• YOUR OBJECTIVE:
Copy the data exactly as it appears, and do not include any pictures.

• Charts and diagrams as code:
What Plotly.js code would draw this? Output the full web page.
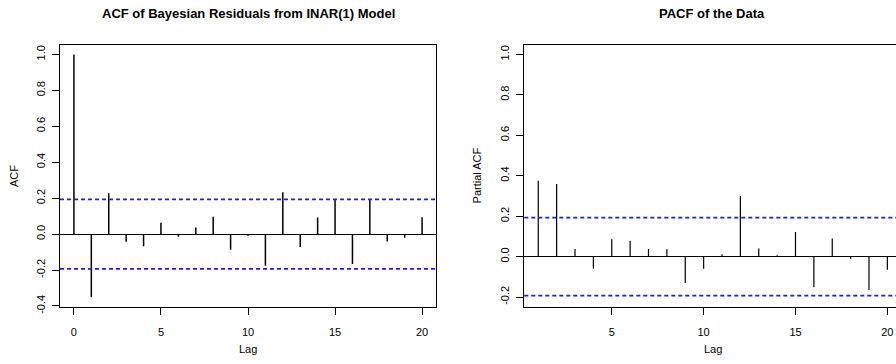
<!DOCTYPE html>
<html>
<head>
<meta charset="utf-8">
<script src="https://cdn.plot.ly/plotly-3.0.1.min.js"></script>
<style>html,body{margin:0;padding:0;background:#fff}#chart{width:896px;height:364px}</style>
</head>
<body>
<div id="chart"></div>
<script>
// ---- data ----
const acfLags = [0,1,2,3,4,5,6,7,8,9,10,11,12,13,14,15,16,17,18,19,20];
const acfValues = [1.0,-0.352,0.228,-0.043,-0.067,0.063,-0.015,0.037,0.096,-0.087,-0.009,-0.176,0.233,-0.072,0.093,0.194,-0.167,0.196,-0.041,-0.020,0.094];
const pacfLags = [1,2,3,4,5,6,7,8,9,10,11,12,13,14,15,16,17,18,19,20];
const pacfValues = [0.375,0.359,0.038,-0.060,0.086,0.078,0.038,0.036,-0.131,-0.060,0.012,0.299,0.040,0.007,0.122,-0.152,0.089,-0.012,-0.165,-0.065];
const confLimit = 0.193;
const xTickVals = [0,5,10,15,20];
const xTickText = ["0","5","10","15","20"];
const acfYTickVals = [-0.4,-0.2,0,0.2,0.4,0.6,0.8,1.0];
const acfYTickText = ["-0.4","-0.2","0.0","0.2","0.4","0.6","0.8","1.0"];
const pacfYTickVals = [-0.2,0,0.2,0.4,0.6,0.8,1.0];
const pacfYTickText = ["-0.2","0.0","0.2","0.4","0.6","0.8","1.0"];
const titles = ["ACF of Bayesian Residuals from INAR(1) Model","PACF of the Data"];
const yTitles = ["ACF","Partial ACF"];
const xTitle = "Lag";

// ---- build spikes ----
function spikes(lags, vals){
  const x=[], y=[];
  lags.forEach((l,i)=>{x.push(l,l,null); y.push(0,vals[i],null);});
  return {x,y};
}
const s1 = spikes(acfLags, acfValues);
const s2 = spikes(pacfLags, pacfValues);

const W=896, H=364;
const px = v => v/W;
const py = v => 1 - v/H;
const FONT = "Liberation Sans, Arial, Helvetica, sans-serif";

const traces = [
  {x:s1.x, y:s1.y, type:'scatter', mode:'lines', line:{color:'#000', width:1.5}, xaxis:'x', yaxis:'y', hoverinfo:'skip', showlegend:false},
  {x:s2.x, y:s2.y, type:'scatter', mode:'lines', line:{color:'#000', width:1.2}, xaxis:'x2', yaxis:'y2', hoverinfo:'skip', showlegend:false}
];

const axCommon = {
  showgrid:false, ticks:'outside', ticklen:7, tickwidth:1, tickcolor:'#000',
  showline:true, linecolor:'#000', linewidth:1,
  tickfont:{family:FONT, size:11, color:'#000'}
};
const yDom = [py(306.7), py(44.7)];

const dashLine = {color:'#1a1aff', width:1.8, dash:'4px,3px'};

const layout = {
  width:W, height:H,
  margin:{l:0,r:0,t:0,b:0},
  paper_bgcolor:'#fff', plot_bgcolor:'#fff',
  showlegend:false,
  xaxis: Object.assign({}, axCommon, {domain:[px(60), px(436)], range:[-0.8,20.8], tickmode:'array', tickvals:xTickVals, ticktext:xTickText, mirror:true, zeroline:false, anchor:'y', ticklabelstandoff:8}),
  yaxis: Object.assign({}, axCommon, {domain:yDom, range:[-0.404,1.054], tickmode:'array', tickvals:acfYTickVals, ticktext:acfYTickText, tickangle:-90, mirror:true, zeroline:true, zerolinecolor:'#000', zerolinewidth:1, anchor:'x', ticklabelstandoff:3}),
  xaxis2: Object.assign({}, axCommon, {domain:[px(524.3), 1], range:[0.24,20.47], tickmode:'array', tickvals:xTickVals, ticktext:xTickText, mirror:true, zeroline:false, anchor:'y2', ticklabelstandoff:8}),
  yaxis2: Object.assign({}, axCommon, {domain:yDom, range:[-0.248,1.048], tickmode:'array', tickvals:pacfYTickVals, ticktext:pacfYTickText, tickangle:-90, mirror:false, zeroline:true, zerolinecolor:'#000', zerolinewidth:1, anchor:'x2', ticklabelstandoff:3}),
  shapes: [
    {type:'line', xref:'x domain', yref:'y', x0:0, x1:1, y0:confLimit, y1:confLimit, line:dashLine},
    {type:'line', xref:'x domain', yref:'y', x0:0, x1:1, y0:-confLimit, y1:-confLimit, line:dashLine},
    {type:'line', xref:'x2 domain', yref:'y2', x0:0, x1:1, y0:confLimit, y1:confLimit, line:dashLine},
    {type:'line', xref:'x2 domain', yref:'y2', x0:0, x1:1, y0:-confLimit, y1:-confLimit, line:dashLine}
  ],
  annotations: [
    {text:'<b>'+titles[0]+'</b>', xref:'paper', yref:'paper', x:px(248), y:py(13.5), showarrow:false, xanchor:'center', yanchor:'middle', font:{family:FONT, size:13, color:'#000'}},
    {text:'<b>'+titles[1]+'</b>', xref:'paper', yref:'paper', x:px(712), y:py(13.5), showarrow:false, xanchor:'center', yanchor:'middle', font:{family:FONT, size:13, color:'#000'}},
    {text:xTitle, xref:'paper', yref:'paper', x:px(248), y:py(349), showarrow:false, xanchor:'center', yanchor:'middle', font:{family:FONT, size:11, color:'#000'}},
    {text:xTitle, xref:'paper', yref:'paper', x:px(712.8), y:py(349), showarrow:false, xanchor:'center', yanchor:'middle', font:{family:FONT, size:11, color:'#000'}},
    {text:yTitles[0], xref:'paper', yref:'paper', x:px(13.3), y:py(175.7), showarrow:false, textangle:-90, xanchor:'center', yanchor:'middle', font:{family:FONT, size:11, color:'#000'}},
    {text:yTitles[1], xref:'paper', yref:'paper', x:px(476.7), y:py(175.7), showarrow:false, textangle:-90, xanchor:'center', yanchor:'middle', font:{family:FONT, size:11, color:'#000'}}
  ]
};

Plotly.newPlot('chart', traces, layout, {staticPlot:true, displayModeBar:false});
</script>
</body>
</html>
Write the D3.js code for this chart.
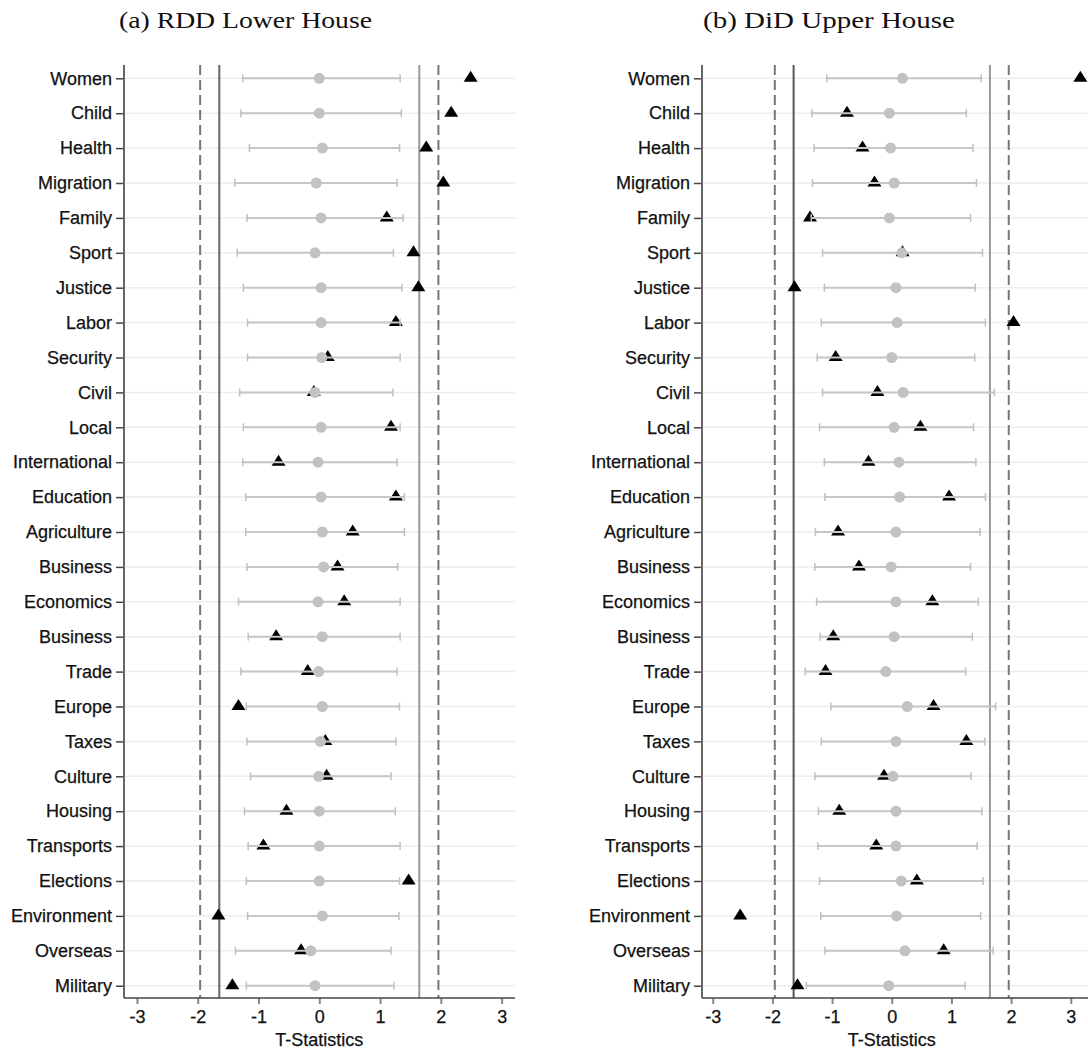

• FULL SOLUTION:
What Plotly.js code would draw this? Output the full web page.
<!DOCTYPE html>
<html>
<head>
<meta charset="utf-8">
<script src="https://cdn.plot.ly/plotly-3.0.1.min.js"></script>
<style>html,body{margin:0;padding:0;background:#fff}#chart{width:896px;height:364px}</style>
</head>
<body>
<div id="chart"></div>
<script>
// ---- data ----
const acfLags = [0,1,2,3,4,5,6,7,8,9,10,11,12,13,14,15,16,17,18,19,20];
const acfValues = [1.0,-0.352,0.228,-0.043,-0.067,0.063,-0.015,0.037,0.096,-0.087,-0.009,-0.176,0.233,-0.072,0.093,0.194,-0.167,0.196,-0.041,-0.020,0.094];
const pacfLags = [1,2,3,4,5,6,7,8,9,10,11,12,13,14,15,16,17,18,19,20];
const pacfValues = [0.375,0.359,0.038,-0.060,0.086,0.078,0.038,0.036,-0.131,-0.060,0.012,0.299,0.040,0.007,0.122,-0.152,0.089,-0.012,-0.165,-0.065];
const confLimit = 0.193;
const xTickVals = [0,5,10,15,20];
const xTickText = ["0","5","10","15","20"];
const acfYTickVals = [-0.4,-0.2,0,0.2,0.4,0.6,0.8,1.0];
const acfYTickText = ["-0.4","-0.2","0.0","0.2","0.4","0.6","0.8","1.0"];
const pacfYTickVals = [-0.2,0,0.2,0.4,0.6,0.8,1.0];
const pacfYTickText = ["-0.2","0.0","0.2","0.4","0.6","0.8","1.0"];
const titles = ["ACF of Bayesian Residuals from INAR(1) Model","PACF of the Data"];
const yTitles = ["ACF","Partial ACF"];
const xTitle = "Lag";

// ---- build spikes ----
function spikes(lags, vals){
  const x=[], y=[];
  lags.forEach((l,i)=>{x.push(l,l,null); y.push(0,vals[i],null);});
  return {x,y};
}
const s1 = spikes(acfLags, acfValues);
const s2 = spikes(pacfLags, pacfValues);

const W=896, H=364;
const px = v => v/W;
const py = v => 1 - v/H;
const FONT = "Liberation Sans, Arial, Helvetica, sans-serif";

const traces = [
  {x:s1.x, y:s1.y, type:'scatter', mode:'lines', line:{color:'#000', width:1.5}, xaxis:'x', yaxis:'y', hoverinfo:'skip', showlegend:false},
  {x:s2.x, y:s2.y, type:'scatter', mode:'lines', line:{color:'#000', width:1.2}, xaxis:'x2', yaxis:'y2', hoverinfo:'skip', showlegend:false}
];

const axCommon = {
  showgrid:false, ticks:'outside', ticklen:7, tickwidth:1, tickcolor:'#000',
  showline:true, linecolor:'#000', linewidth:1,
  tickfont:{family:FONT, size:11, color:'#000'}
};
const yDom = [py(306.7), py(44.7)];

const dashLine = {color:'#1a1aff', width:1.8, dash:'4px,3px'};

const layout = {
  width:W, height:H,
  margin:{l:0,r:0,t:0,b:0},
  paper_bgcolor:'#fff', plot_bgcolor:'#fff',
  showlegend:false,
  xaxis: Object.assign({}, axCommon, {domain:[px(60), px(436)], range:[-0.8,20.8], tickmode:'array', tickvals:xTickVals, ticktext:xTickText, mirror:true, zeroline:false, anchor:'y', ticklabelstandoff:8}),
  yaxis: Object.assign({}, axCommon, {domain:yDom, range:[-0.404,1.054], tickmode:'array', tickvals:acfYTickVals, ticktext:acfYTickText, tickangle:-90, mirror:true, zeroline:true, zerolinecolor:'#000', zerolinewidth:1, anchor:'x', ticklabelstandoff:3}),
  xaxis2: Object.assign({}, axCommon, {domain:[px(524.3), 1], range:[0.24,20.47], tickmode:'array', tickvals:xTickVals, ticktext:xTickText, mirror:true, zeroline:false, anchor:'y2', ticklabelstandoff:8}),
  yaxis2: Object.assign({}, axCommon, {domain:yDom, range:[-0.248,1.048], tickmode:'array', tickvals:pacfYTickVals, ticktext:pacfYTickText, tickangle:-90, mirror:false, zeroline:true, zerolinecolor:'#000', zerolinewidth:1, anchor:'x2', ticklabelstandoff:3}),
  shapes: [
    {type:'line', xref:'x domain', yref:'y', x0:0, x1:1, y0:confLimit, y1:confLimit, line:dashLine},
    {type:'line', xref:'x domain', yref:'y', x0:0, x1:1, y0:-confLimit, y1:-confLimit, line:dashLine},
    {type:'line', xref:'x2 domain', yref:'y2', x0:0, x1:1, y0:confLimit, y1:confLimit, line:dashLine},
    {type:'line', xref:'x2 domain', yref:'y2', x0:0, x1:1, y0:-confLimit, y1:-confLimit, line:dashLine}
  ],
  annotations: [
    {text:'<b>'+titles[0]+'</b>', xref:'paper', yref:'paper', x:px(248), y:py(13.5), showarrow:false, xanchor:'center', yanchor:'middle', font:{family:FONT, size:13, color:'#000'}},
    {text:'<b>'+titles[1]+'</b>', xref:'paper', yref:'paper', x:px(712), y:py(13.5), showarrow:false, xanchor:'center', yanchor:'middle', font:{family:FONT, size:13, color:'#000'}},
    {text:xTitle, xref:'paper', yref:'paper', x:px(248), y:py(349), showarrow:false, xanchor:'center', yanchor:'middle', font:{family:FONT, size:11, color:'#000'}},
    {text:xTitle, xref:'paper', yref:'paper', x:px(712.8), y:py(349), showarrow:false, xanchor:'center', yanchor:'middle', font:{family:FONT, size:11, color:'#000'}},
    {text:yTitles[0], xref:'paper', yref:'paper', x:px(13.3), y:py(175.7), showarrow:false, textangle:-90, xanchor:'center', yanchor:'middle', font:{family:FONT, size:11, color:'#000'}},
    {text:yTitles[1], xref:'paper', yref:'paper', x:px(476.7), y:py(175.7), showarrow:false, textangle:-90, xanchor:'center', yanchor:'middle', font:{family:FONT, size:11, color:'#000'}}
  ]
};

Plotly.newPlot('chart', traces, layout, {staticPlot:true, displayModeBar:false});
</script>
</body>
</html>
Write the D3.js code for this chart.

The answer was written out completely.